▸ **Work instructions**:
Retype the whole listing, please, keeping every line exact and dropping the pictures.

▸ **Dataset excerpts**:

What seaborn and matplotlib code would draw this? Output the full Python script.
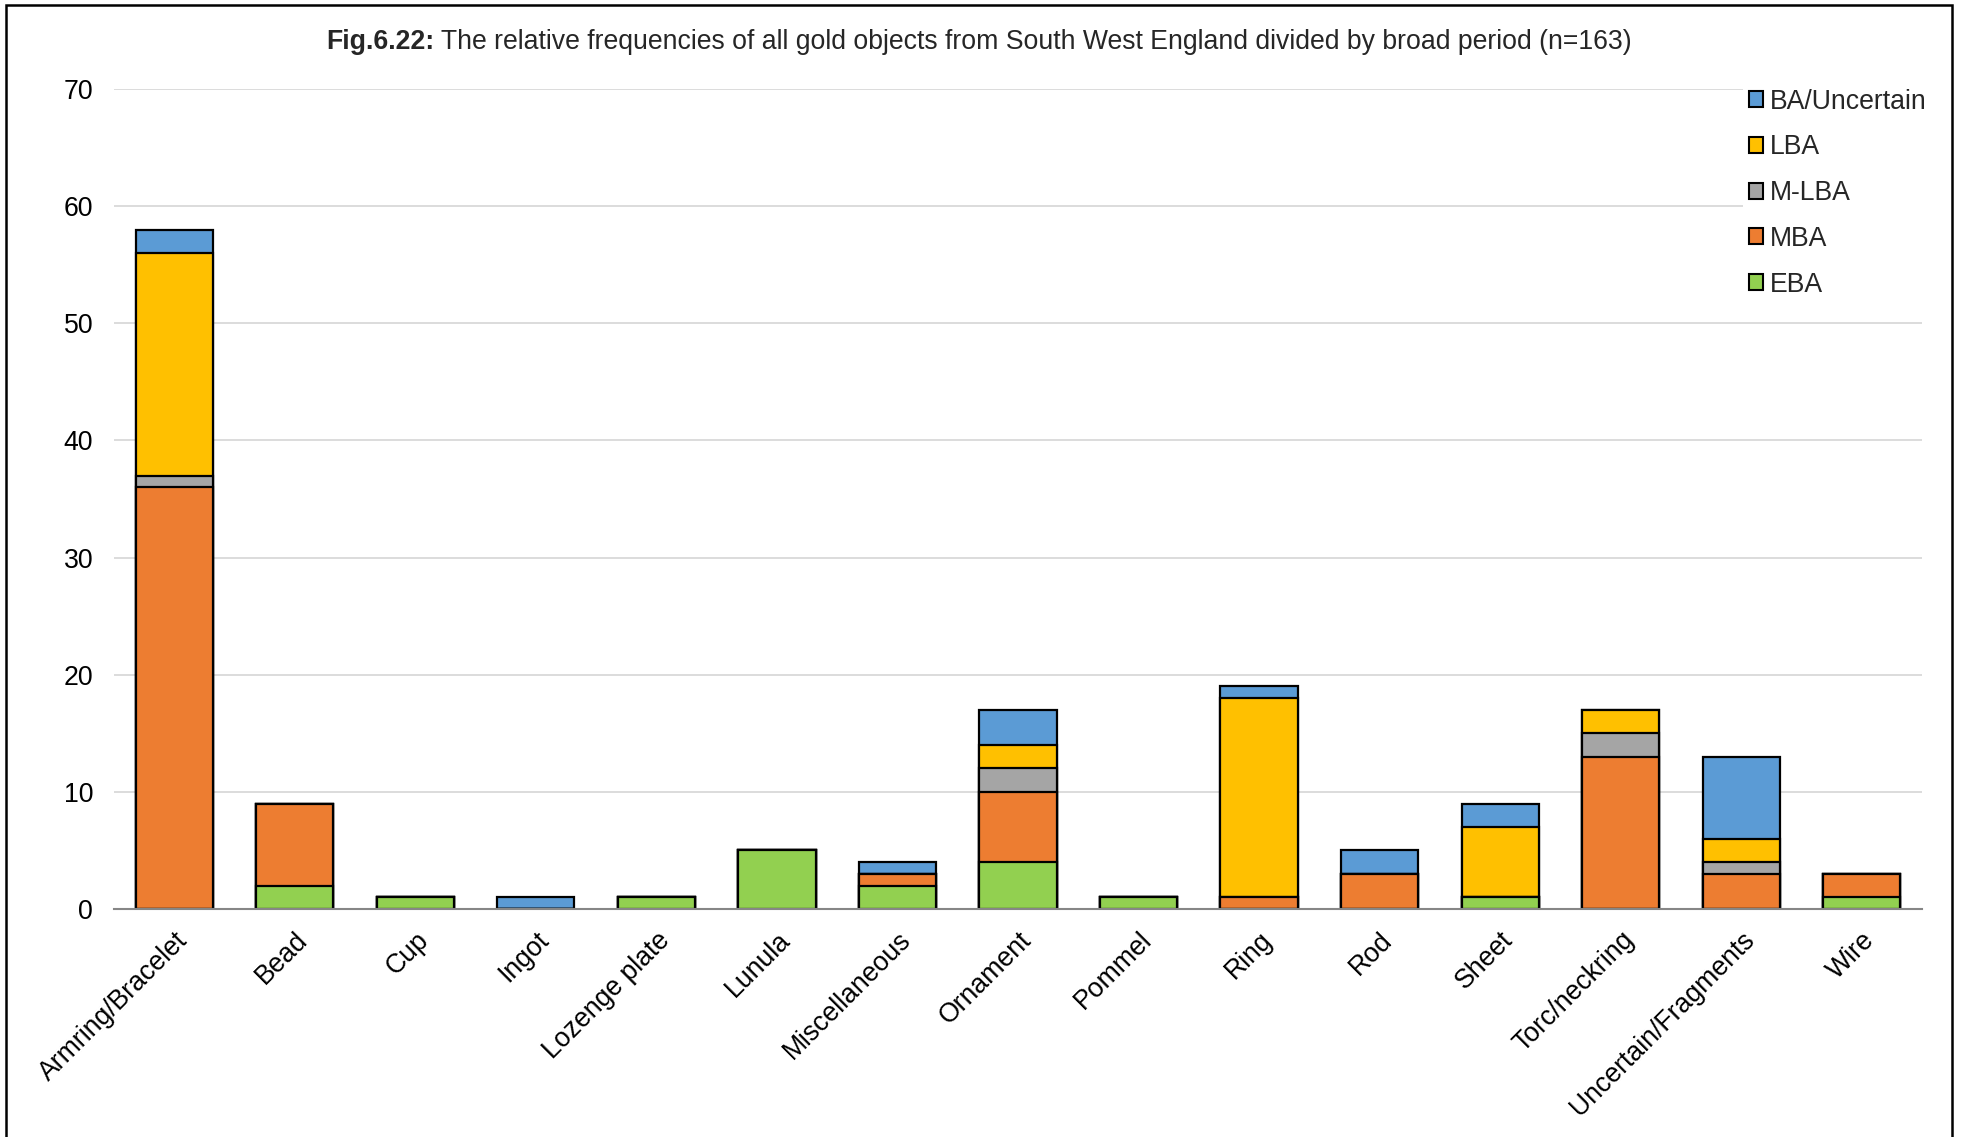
import matplotlib
matplotlib.use("Agg")
import matplotlib.pyplot as plt
from matplotlib.patches import Rectangle, Patch
import numpy as np
import pandas as pd
import seaborn as sns

categories = ["Armring/Bracelet", "Bead", "Cup", "Ingot", "Lozenge plate", "Lunula",
              "Miscellaneous", "Ornament", "Pommel", "Ring", "Rod", "Sheet",
              "Torc/neckring", "Uncertain/Fragments", "Wire"]

eba = [0, 2, 1, 0, 1, 5, 2, 4, 1, 0, 0, 1, 0, 0, 1]
mba = [36, 7, 0, 0, 0, 0, 1, 6, 0, 1, 3, 0, 13, 3, 2]
mlba = [1, 0, 0, 0, 0, 0, 0, 2, 0, 0, 0, 0, 2, 1, 0]
lba = [19, 0, 0, 0, 0, 0, 0, 2, 0, 17, 0, 6, 2, 2, 0]
ba_unc = [2, 0, 0, 1, 0, 0, 1, 3, 0, 1, 2, 2, 0, 7, 0]

series_names = ["EBA", "MBA", "M-LBA", "LBA", "BA/Uncertain"]
series_vals = [eba, mba, mlba, lba, ba_unc]
series_colors = ["#92D050", "#ED7D31", "#A5A5A5", "#FFC000", "#5B9BD5"]

sns.set_theme(style="white")
plt.rcParams["font.family"] = ["Liberation Sans", "DejaVu Sans"]

FS = 19.2

fig = plt.figure(figsize=(19.61, 11.37), dpi=100)
ax = fig.add_axes([114 / 1961, 1 - 909 / 1137, (1922 - 114) / 1961, (909 - 89) / 1137])

# stacked bars: draw cumulative totals from the top series down
cum = np.cumsum(np.array(series_vals), axis=0)
for i in range(len(series_names) - 1, -1, -1):
    df = pd.DataFrame({"category": categories, "value": cum[i]})
    sns.barplot(data=df, x="category", y="value", color=series_colors[i],
                saturation=1, width=0.64, edgecolor="black", linewidth=1.6,
                errorbar=None, ax=ax, zorder=3)

ax.set_ylim(0, 70)
ax.set_xlim(-0.5, len(categories) - 0.5)
ax.set_yticks(range(0, 71, 10))
ax.yaxis.grid(True, color="#D9D9D9", linewidth=1.3, zorder=0)
ax.xaxis.grid(False)
ax.set_axisbelow(True)
for s in ["left", "right", "top"]:
    ax.spines[s].set_visible(False)
ax.spines["bottom"].set_color("#868686")
ax.spines["bottom"].set_linewidth(1.5)
ax.spines["bottom"].set_zorder(4)
ax.set_xlabel("")
ax.set_ylabel("")
ax.tick_params(axis="y", length=0, pad=15, labelsize=FS, colors="black")
ax.tick_params(axis="x", length=0, pad=13, labelsize=FS, colors="black")
ax.set_xticks(range(len(categories)))
ax.set_xticklabels(categories, rotation=45, ha="right", va="top",
                   rotation_mode="anchor")

# legend, top series first
handles = [Patch(facecolor=series_colors[i], edgecolor="black", linewidth=1.5,
                 label=series_names[i]) for i in range(len(series_names) - 1, -1, -1)]
leg = fig.legend(handles=handles, loc="upper left",
                 bbox_to_anchor=(1730 / 1961, 1 - 70 / 1137),
                 frameon=True, facecolor="white", edgecolor="none", framealpha=1,
                 fontsize=FS, handlelength=0.55, handleheight=0.55,
                 handletextpad=0.25, labelspacing=0.74, borderpad=0.2)

# title with bold figure number
fig.canvas.draw()
renderer = fig.canvas.get_renderer()
ty = 1 - 42 / 1137
t1 = fig.text(0, ty, "Fig.6.22:", fontsize=FS, fontweight="bold", ha="left", va="center")
t2 = fig.text(0, ty, " The relative frequencies of all gold objects from South West England divided by broad period (n=163)",
              fontsize=FS, ha="left", va="center")
w1 = t1.get_window_extent(renderer).width / fig.bbox.width
w2 = t2.get_window_extent(renderer).width / fig.bbox.width
x0 = 979 / 1961 - (w1 + w2) / 2
t1.set_x(x0)
t2.set_x(x0 + w1)

# outer frame
fig.patches.append(Rectangle((6 / 1961, -0.02), (1952 - 6) / 1961, 1.02 - 5 / 1137,
                             transform=fig.transFigure, fill=False,
                             edgecolor="black", linewidth=1.8, zorder=10))

fig.savefig("out.png", dpi=100)
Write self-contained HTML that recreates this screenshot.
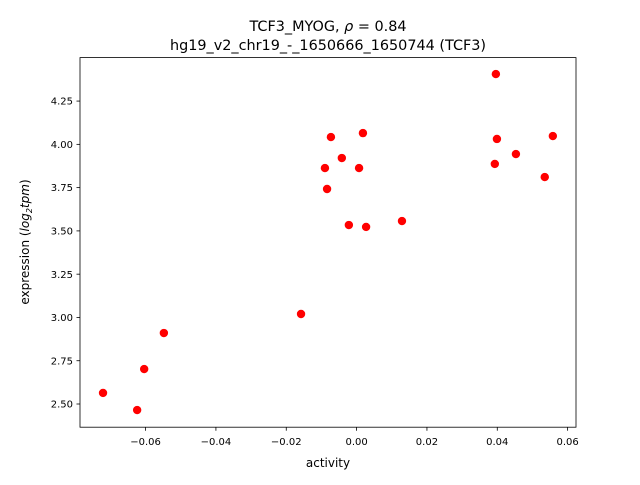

▸ **Task response**:
What seaborn and matplotlib code would draw this? Output the full Python script.
import matplotlib
matplotlib.use("Agg")
import matplotlib.pyplot as plt
from matplotlib.patches import Rectangle, Patch
import numpy as np
import pandas as pd
import seaborn as sns

categories = ["Armring/Bracelet", "Bead", "Cup", "Ingot", "Lozenge plate", "Lunula",
              "Miscellaneous", "Ornament", "Pommel", "Ring", "Rod", "Sheet",
              "Torc/neckring", "Uncertain/Fragments", "Wire"]

eba = [0, 2, 1, 0, 1, 5, 2, 4, 1, 0, 0, 1, 0, 0, 1]
mba = [36, 7, 0, 0, 0, 0, 1, 6, 0, 1, 3, 0, 13, 3, 2]
mlba = [1, 0, 0, 0, 0, 0, 0, 2, 0, 0, 0, 0, 2, 1, 0]
lba = [19, 0, 0, 0, 0, 0, 0, 2, 0, 17, 0, 6, 2, 2, 0]
ba_unc = [2, 0, 0, 1, 0, 0, 1, 3, 0, 1, 2, 2, 0, 7, 0]

series_names = ["EBA", "MBA", "M-LBA", "LBA", "BA/Uncertain"]
series_vals = [eba, mba, mlba, lba, ba_unc]
series_colors = ["#92D050", "#ED7D31", "#A5A5A5", "#FFC000", "#5B9BD5"]

sns.set_theme(style="white")
plt.rcParams["font.family"] = ["Liberation Sans", "DejaVu Sans"]

FS = 19.2

fig = plt.figure(figsize=(19.61, 11.37), dpi=100)
ax = fig.add_axes([114 / 1961, 1 - 909 / 1137, (1922 - 114) / 1961, (909 - 89) / 1137])

# stacked bars: draw cumulative totals from the top series down
cum = np.cumsum(np.array(series_vals), axis=0)
for i in range(len(series_names) - 1, -1, -1):
    df = pd.DataFrame({"category": categories, "value": cum[i]})
    sns.barplot(data=df, x="category", y="value", color=series_colors[i],
                saturation=1, width=0.64, edgecolor="black", linewidth=1.6,
                errorbar=None, ax=ax, zorder=3)

ax.set_ylim(0, 70)
ax.set_xlim(-0.5, len(categories) - 0.5)
ax.set_yticks(range(0, 71, 10))
ax.yaxis.grid(True, color="#D9D9D9", linewidth=1.3, zorder=0)
ax.xaxis.grid(False)
ax.set_axisbelow(True)
for s in ["left", "right", "top"]:
    ax.spines[s].set_visible(False)
ax.spines["bottom"].set_color("#868686")
ax.spines["bottom"].set_linewidth(1.5)
ax.spines["bottom"].set_zorder(4)
ax.set_xlabel("")
ax.set_ylabel("")
ax.tick_params(axis="y", length=0, pad=15, labelsize=FS, colors="black")
ax.tick_params(axis="x", length=0, pad=13, labelsize=FS, colors="black")
ax.set_xticks(range(len(categories)))
ax.set_xticklabels(categories, rotation=45, ha="right", va="top",
                   rotation_mode="anchor")

# legend, top series first
handles = [Patch(facecolor=series_colors[i], edgecolor="black", linewidth=1.5,
                 label=series_names[i]) for i in range(len(series_names) - 1, -1, -1)]
leg = fig.legend(handles=handles, loc="upper left",
                 bbox_to_anchor=(1730 / 1961, 1 - 70 / 1137),
                 frameon=True, facecolor="white", edgecolor="none", framealpha=1,
                 fontsize=FS, handlelength=0.55, handleheight=0.55,
                 handletextpad=0.25, labelspacing=0.74, borderpad=0.2)

# title with bold figure number
fig.canvas.draw()
renderer = fig.canvas.get_renderer()
ty = 1 - 42 / 1137
t1 = fig.text(0, ty, "Fig.6.22:", fontsize=FS, fontweight="bold", ha="left", va="center")
t2 = fig.text(0, ty, " The relative frequencies of all gold objects from South West England divided by broad period (n=163)",
              fontsize=FS, ha="left", va="center")
w1 = t1.get_window_extent(renderer).width / fig.bbox.width
w2 = t2.get_window_extent(renderer).width / fig.bbox.width
x0 = 979 / 1961 - (w1 + w2) / 2
t1.set_x(x0)
t2.set_x(x0 + w1)

# outer frame
fig.patches.append(Rectangle((6 / 1961, -0.02), (1952 - 6) / 1961, 1.02 - 5 / 1137,
                             transform=fig.transFigure, fill=False,
                             edgecolor="black", linewidth=1.8, zorder=10))

fig.savefig("out.png", dpi=100)
Write self-contained HTML that recreates this screenshot.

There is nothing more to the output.